Model-based design is a powerful technique, but like any other, it carries certain challenges. Often, the biggest problem is not mechanical or electrical or software engineering, it’s the human factor. The mechatronics approach runs counter to the long-standing, silo-based culture of most engineering organizations. Whether in the private sector or at a university, separate departments typically exist for the various disciplines. “It’s a bit of a standing joke,” says Pritchard. "I was talking with a mechanical engineer about machine design. I asked him if he talked to the electrical guys often and he said, ‘Not unless I have to.” Even within a department like electrical engineering, the various sub-disciplines like controls or embedded systems may splinter out into their own groups. In order to fully realize the benefits of mechatronics, organizations need to work to move past this silo mentality.
The process is already underway at the university level. Around the globe, engineering schools are opening degree programs and even departments of mechatronics in which students are trained in a holistic, multidisciplinary perspective from day one. They may not be an expert in any one discipline but they understand how the different areas relate to one another and the interplay between them.
An important element that sometimes gets overlooked is the inclusion of the product marketing staff and the design process. Most products have cost and performance numbers specified from the very beginning. During the optimization process, the design team may discover that they can meet cost targets but only at the expense of reducing the performance levels. If the result is a slower machine that provides no competitive advantage in the marketplace, however, there is no point in going through the exercise. The inclusion of marketing staff at this juncture helps the design team understand which trade-offs are acceptable.
For all of the sophisticated software packages available, challenges remain in the implementation of model-based design. Mechatronics requires a central modeling environment in which the mechanical, electrical, controls, and software engineers can all access the latest results and as a group determine how best to make trade-offs to optimize overall performance. “Everything should be integrated, so that as soon as the simulation is done, everybody sees it and everybody has access to the results or to the raw data for possible design changes,” says Razvan Panaitescu, Engineering Manager, Mechatronic Support, Siemens Industry Inc. (Norcross, Georgia). “That is where the true value of mechatronics really starts to show.”
In the silo environment, problems all too often result in fingerpointing.
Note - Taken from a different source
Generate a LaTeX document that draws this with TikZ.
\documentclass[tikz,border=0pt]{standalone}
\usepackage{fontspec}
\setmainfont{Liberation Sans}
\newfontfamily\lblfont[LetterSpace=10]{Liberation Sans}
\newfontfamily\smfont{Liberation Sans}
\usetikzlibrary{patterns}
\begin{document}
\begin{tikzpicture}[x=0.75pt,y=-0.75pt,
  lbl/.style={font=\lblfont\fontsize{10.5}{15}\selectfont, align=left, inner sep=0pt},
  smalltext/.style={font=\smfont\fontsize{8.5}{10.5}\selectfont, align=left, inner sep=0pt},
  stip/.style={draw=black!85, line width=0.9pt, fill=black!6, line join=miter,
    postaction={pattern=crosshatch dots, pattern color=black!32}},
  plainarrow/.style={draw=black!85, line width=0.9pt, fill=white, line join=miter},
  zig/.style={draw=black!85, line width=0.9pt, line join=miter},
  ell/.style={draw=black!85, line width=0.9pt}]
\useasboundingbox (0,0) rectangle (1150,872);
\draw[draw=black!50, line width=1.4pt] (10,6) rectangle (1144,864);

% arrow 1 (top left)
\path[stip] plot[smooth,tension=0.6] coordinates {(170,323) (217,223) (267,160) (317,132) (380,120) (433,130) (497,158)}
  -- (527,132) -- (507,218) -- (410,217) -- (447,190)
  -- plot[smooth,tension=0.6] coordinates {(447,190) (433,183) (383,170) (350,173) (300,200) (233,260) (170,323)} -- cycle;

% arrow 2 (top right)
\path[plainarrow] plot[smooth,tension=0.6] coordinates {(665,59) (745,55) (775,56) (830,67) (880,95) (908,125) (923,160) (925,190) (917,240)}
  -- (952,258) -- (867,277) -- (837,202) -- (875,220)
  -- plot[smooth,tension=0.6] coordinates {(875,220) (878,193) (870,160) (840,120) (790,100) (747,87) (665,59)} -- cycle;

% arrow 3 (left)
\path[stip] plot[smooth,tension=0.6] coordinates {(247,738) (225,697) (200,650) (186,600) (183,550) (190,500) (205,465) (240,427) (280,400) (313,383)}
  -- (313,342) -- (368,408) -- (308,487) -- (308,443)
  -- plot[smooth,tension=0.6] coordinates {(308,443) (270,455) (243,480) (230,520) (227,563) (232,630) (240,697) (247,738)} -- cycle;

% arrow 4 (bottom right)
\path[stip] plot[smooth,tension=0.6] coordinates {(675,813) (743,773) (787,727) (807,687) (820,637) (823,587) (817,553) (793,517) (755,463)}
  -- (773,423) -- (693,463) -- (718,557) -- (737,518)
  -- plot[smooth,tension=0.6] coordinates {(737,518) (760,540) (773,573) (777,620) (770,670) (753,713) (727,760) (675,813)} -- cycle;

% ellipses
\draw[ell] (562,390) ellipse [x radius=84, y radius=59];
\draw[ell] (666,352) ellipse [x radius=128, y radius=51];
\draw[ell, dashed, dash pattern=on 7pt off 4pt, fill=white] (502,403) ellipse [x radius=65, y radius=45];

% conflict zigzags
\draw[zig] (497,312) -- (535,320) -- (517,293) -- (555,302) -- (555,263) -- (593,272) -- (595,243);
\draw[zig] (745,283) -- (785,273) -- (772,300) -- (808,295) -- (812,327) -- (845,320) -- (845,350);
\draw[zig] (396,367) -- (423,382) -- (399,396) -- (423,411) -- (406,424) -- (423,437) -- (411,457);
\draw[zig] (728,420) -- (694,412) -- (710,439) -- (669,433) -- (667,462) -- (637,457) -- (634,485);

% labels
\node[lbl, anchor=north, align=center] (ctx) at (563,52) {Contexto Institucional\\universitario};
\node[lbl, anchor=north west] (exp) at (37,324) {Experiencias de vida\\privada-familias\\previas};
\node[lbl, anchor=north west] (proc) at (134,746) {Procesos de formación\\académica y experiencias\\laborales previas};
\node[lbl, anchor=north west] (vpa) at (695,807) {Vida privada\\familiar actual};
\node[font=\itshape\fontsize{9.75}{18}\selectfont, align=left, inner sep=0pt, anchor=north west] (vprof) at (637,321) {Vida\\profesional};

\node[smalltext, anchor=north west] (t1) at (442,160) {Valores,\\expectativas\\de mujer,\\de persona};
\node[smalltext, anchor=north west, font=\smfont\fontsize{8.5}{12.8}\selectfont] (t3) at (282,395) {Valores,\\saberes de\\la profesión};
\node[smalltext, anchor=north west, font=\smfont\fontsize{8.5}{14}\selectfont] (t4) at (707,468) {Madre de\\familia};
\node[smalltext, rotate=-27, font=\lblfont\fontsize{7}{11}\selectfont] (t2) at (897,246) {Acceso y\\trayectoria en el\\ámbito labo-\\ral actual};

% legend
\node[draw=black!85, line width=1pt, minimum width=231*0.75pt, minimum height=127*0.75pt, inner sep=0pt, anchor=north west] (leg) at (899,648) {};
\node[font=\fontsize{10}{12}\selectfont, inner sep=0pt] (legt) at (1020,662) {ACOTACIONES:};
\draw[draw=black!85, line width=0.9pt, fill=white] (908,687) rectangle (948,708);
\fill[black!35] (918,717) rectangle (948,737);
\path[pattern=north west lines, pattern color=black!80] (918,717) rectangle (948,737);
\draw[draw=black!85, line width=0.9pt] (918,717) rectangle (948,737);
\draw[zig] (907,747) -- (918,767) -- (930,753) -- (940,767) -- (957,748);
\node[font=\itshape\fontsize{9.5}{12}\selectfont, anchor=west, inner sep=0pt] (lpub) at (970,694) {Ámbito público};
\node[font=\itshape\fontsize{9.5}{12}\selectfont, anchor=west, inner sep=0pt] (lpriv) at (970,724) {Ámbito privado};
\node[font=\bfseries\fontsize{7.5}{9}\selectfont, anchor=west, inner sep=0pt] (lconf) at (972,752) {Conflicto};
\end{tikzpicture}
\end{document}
If a controls engineer working on the controls for a machine finds instabilities, for example, he or she may blame the improper choice of actuators or linkages, or perhaps hidden resonances in the machine. The mechanical engineer, meanwhile, might question the accuracy of the controls engineer’s model, especially if it leverages controls design tools.
If the controls engineer can use the mechanical data provided through the CAD model and simulate the dynamic behavior of the mechanical design by simply applying their control algorithms to the existing models, it eliminates some of those conflicts (see figure 3). Indeed, the right development tools can foster collaboration. “The mechanical guys and the controls guys speak two different languages,” says Christian Fritz, Product Manager for Motion and Mechatronics at National Instruments (Austin, Texas). “Having tools that help them collaborate takes a lot of the pain away. Integrated design tools provide a common language, and support development teams in optimizing the overall design by analyzing mechanical components, electronics and control algorithms at the same time.”
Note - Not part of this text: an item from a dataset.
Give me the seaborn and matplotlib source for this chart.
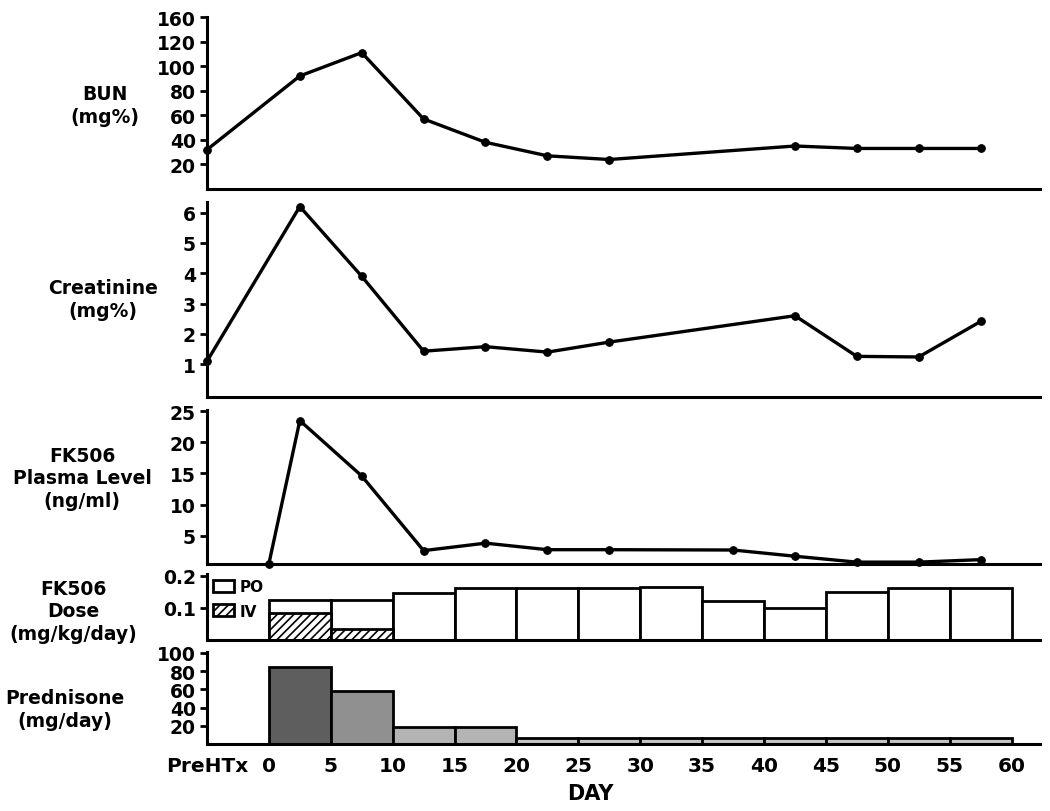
import matplotlib
matplotlib.use('Agg')
import matplotlib.pyplot as plt
from matplotlib.patches import Patch
import numpy as np
import seaborn as sns

# ── Datos ─────────────────────────────────────────────
bun_dias = [-5, 2.5, 7.5, 12.5, 17.5, 22.5, 27.5, 42.5, 47.5, 52.5, 57.5]
bun_valores = [32, 92, 111, 57, 38, 27, 24, 35, 33, 33, 33]

creat_dias = [-5, 2.5, 7.5, 12.5, 17.5, 22.5, 27.5, 42.5, 47.5, 52.5, 57.5]
creat_valores = [1.1, 6.2, 3.9, 1.43, 1.58, 1.4, 1.73, 2.6, 1.26, 1.24, 2.41]

fk_dias = [0, 2.5, 7.5, 12.5, 17.5, 22.5, 27.5, 37.5, 42.5, 47.5, 52.5, 57.5]
fk_valores = [0.5, 23.5, 14.6, 2.6, 3.8, 2.75, 2.75, 2.7, 1.7, 0.75, 0.75, 1.15]

dosis_inicio = [0, 5, 10, 15, 20, 25, 30, 35, 40, 45, 50, 55]
dosis_total = [0.124, 0.124, 0.145, 0.16, 0.16, 0.16, 0.165, 0.121, 0.098, 0.149, 0.16, 0.16]
dosis_iv = [0.083, 0.034, 0, 0, 0, 0, 0, 0, 0, 0, 0, 0]

pred_inicio = [0, 5, 10, 15, 20, 25, 30, 35, 40, 45, 50, 55]
pred_valores = [85, 58, 19, 19, 7, 7, 7, 7, 7, 7, 7, 7]

x_ticks = [-5, 0, 5, 10, 15, 20, 25, 30, 35, 40, 45, 50, 55, 60]
x_labels = ['PreHTx', '0', '5', '10', '15', '20', '25', '30', '35', '40', '45', '50', '55', '60']

bun_ticks = [20, 40, 60, 80, 100, 120, 140]
bun_tick_labels = ['20', '40', '60', '80', '100', '120', '160']

# ── Estilo ────────────────────────────────────────────
sns.set_style('ticks')
plt.rcParams['font.family'] = ['DejaVu Sans']
plt.rcParams['font.weight'] = 'bold'
plt.rcParams['hatch.linewidth'] = 1.2

W, H = 1050, 812
fig = plt.figure(figsize=(W / 100, H / 100), dpi=100)

def crear_eje(top, bottom):
    ax = fig.add_axes([207 / W, 1 - bottom / H, (1040 - 207) / W, (bottom - top) / H])
    ax.set_xlim(-5, 62.3)
    sns.despine(ax=ax)
    for s in ['left', 'bottom']:
        ax.spines[s].set_linewidth(2.2)
        ax.spines[s].set_color('black')
    ax.tick_params(axis='y', length=5, width=2, pad=3, labelsize=13.5, colors='black')
    ax.tick_params(axis='x', length=0)
    ax.set_xticks([])
    ax.set_facecolor('white')
    return ax

linea = dict(color='black', lw=2.4, marker='o', markersize=5.5,
             markeredgecolor='black', markerfacecolor='black', clip_on=False)

# Panel 1 — BUN
ax1 = crear_eje(18, 190)
sns.lineplot(x=bun_dias, y=bun_valores, ax=ax1, **linea)
ax1.set_ylim(0, 140)
ax1.set_yticks(bun_ticks)
ax1.set_yticklabels(bun_tick_labels)

# Panel 2 — Creatinina
ax2 = crear_eje(203, 398)
sns.lineplot(x=creat_dias, y=creat_valores, ax=ax2, **linea)
ax2.set_ylim(-0.08, 6.35)
ax2.set_yticks([1, 2, 3, 4, 5, 6])

# Panel 3 — FK506 plasma
ax3 = crear_eje(411, 565)
sns.lineplot(x=fk_dias, y=fk_valores, ax=ax3, **linea)
ax3.set_ylim(0.45, 25.2)
ax3.set_yticks([5, 10, 15, 20, 25])

# Panel 4 — FK506 dosis
ax4 = crear_eje(575, 641)
ax4.bar(dosis_inicio, dosis_total, width=5, align='edge', facecolor='white',
        edgecolor='black', linewidth=2)
ax4.bar(dosis_inicio, dosis_iv, width=5, align='edge', facecolor='white',
        edgecolor='black', linewidth=2, hatch='////')
ax4.set_ylim(0, 0.205)
ax4.set_yticks([0.1, 0.2])
ax4.set_yticklabels(['0.1', '0.2'])
leg = ax4.legend(handles=[Patch(facecolor='white', edgecolor='black', lw=2, label='PO'),
                          Patch(facecolor='white', edgecolor='black', lw=2, hatch='////', label='IV')],
                 loc='upper left', bbox_to_anchor=(0.0, 1.01), frameon=False,
                 fontsize=11, handlelength=1.4, handleheight=0.8, handletextpad=0.35,
                 labelspacing=0.6, borderaxespad=0.2, borderpad=0.2)
for t in leg.get_texts():
    t.set_color('black')
    t.set_fontweight('bold')

# Panel 5 — Prednisona
ax5 = crear_eje(653, 745)
grises = ['#5e5e5e', '#909090', '#b4b4b4', '#b4b4b4'] + ['#c4c4c4'] * 8
ax5.bar(pred_inicio, pred_valores, width=5, align='edge', color=grises,
        edgecolor='black', linewidth=2)
ax5.set_ylim(0, 101)
ax5.set_yticks([20, 40, 60, 80, 100])
ax5.set_xticks(x_ticks)
ax5.set_xticklabels(x_labels, fontsize=14.5)
ax5.tick_params(axis='x', length=0, pad=9, colors='black')

# Etiquetas de los ejes Y (horizontales)
etiquetas = [
    ('BUN\n(mg%)', 105, 106),
    ('Creatinine\n(mg%)', 103, 300),
    ('FK506\nPlasma Level\n(ng/ml)', 82, 479),
    ('FK506\nDose\n(mg/kg/day)', 73, 612),
    ('Prednisone\n(mg/day)', 65, 710),
]
for texto, x, y in etiquetas:
    fig.text(x / W, 1 - y / H, texto, ha='center', va='center', fontsize=13.5,
             fontweight='bold', linespacing=1.25, color='black')

fig.text(590 / W, 1 - 794 / H, 'DAY', ha='center', va='center', fontsize=15,
         fontweight='bold', color='black')

plt.savefig('out.png', dpi=100, facecolor='white')
plt.close()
Typically, system and controls engineers use block diagrams to model mechatronic systems. Ideal software would import mechanical data - component masses, inertia tensors, and physical topology of the linkages and joints - from a 3D CAD model into a block diagram model, Lennon notes. “The block diagram model is used to simulate the machine dynamics in order to design the control system, unlike the 3D CAD model, which is used to analyze stresses caused by static and dynamic loads,” he says. “The important point is that both models represent the same dynamic system because they use the same design data.” The controls engineers can leverage this model to run simulations as part of the control system design process, testing out open-loop and closed-loop controls strategies. The simulated control system can even be designed using a state model to allow machines to support different tuning parameters during different operating conditions.
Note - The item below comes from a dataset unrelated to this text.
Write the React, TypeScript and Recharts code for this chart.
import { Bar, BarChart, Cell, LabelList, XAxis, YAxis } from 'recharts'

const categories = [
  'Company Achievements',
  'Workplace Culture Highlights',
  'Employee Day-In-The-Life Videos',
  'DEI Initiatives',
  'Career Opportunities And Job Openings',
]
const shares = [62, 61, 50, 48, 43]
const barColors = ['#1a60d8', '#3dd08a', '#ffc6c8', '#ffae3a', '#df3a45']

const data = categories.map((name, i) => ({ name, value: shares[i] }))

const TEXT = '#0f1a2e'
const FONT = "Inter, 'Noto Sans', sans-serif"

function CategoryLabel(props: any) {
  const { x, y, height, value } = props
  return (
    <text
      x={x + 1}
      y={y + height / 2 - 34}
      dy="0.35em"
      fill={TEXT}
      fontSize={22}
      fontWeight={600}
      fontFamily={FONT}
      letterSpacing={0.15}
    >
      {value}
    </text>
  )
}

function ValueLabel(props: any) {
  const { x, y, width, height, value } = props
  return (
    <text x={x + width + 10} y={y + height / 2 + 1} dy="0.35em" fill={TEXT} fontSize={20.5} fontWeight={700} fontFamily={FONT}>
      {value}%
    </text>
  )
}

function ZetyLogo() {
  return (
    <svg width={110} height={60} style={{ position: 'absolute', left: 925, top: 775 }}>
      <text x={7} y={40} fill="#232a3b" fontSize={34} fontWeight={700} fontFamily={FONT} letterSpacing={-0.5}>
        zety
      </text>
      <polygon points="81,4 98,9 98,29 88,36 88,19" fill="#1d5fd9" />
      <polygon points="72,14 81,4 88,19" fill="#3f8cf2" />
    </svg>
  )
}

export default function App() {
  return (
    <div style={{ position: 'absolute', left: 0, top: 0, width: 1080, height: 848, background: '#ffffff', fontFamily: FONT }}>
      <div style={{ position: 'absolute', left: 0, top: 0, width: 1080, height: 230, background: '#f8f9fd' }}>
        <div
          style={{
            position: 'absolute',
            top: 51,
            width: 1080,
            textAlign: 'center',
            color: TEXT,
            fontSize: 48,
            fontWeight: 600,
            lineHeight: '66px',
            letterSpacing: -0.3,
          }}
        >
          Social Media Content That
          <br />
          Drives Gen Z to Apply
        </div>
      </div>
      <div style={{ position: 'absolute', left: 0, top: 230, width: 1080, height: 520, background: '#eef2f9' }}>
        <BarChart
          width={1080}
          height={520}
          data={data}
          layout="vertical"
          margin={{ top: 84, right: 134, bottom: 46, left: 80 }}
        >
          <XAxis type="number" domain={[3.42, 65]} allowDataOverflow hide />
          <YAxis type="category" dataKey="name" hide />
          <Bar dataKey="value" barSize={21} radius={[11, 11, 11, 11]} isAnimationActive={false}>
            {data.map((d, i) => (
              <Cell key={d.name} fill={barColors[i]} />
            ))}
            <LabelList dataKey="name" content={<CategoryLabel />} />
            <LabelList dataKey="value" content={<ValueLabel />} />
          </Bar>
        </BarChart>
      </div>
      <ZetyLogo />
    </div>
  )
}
In a perfect world, the models would allow engineers to enter the parameters of electrical components like motors and drives so that they can tune the motors fairly easily. One challenge is that motor parameters may refer to steady-state conditions rather than those experienced by motors used dynamically for speed or position control. A solution is to characterize a motor using a dynamometer to actually measure some of the values that can allow the dynamic model to be tuned.
Above all, the software tools need to be intuitive and fast. Machine builders operate under perpetual deadline pressure. Unless software is relatively quick and simple to use, it is unlikely to be adopted by machine builders up against the clock.”
Converting Data To Intelligence
Of course, all of the simulations in the world are useless if you don't know how to interpret and act on the results. The process of extracting intelligence from the volume of data in model-based design can be the single biggest challenge. Certainly, software exists to optimize performance by running simulations with variations in motor size, for example, but leveraging intelligence beyond that simplistic level requires engineering skill.
“You need that new type of mechatronics engineer who can open up the simulation and say, ‘We have to do something about this particular spot or that particular component to improve,’” says Panaitescu. “This is why many companies eventually give up using simulation, because they very seldom have that in-house capacity to immediately spot the root cause of error and give good suggestions. Instead, they rely on trial and error, or on experienced people who don't look at the simulations, they look at already-built machines and go with a screwdriver and fix the problem.” The problem arises when even that veteran engineer can’t address the problem, or they move on to another company.
“Even if it does work, if you don’t understand why it works, when it breaks - and it will - or when the customer wants more features, better performance - and he/she will - you can’t deliver,” says Kevin Craig, Robert C. Greenheck Chair in Engineering Design at Marquette University (Milwaukee, Wisconsin).
Mechatronic modeling can help companies deliver, but only when the approach is leveraged properly. “Everybody can simulate nowadays,” says Panaitescu. “It's harder to find the person who can really interpret the results and correct the original mistake.” Companies need to focus on finding or developing engineers who can combine the modeling savvy of the recent college graduate with the intuitiveness of the veteran engineer with the screwdriver. Such expertise may require time and money to develop, but the results are worth it.
“If you don't invest in your workforce now, and take them to this new level, you won't be innovative,” says Craig. “With the economic situation, now is the time to invest in your workforce, now is the time to really change because when the economy turns around, you will come out of it with a competitive advantage.”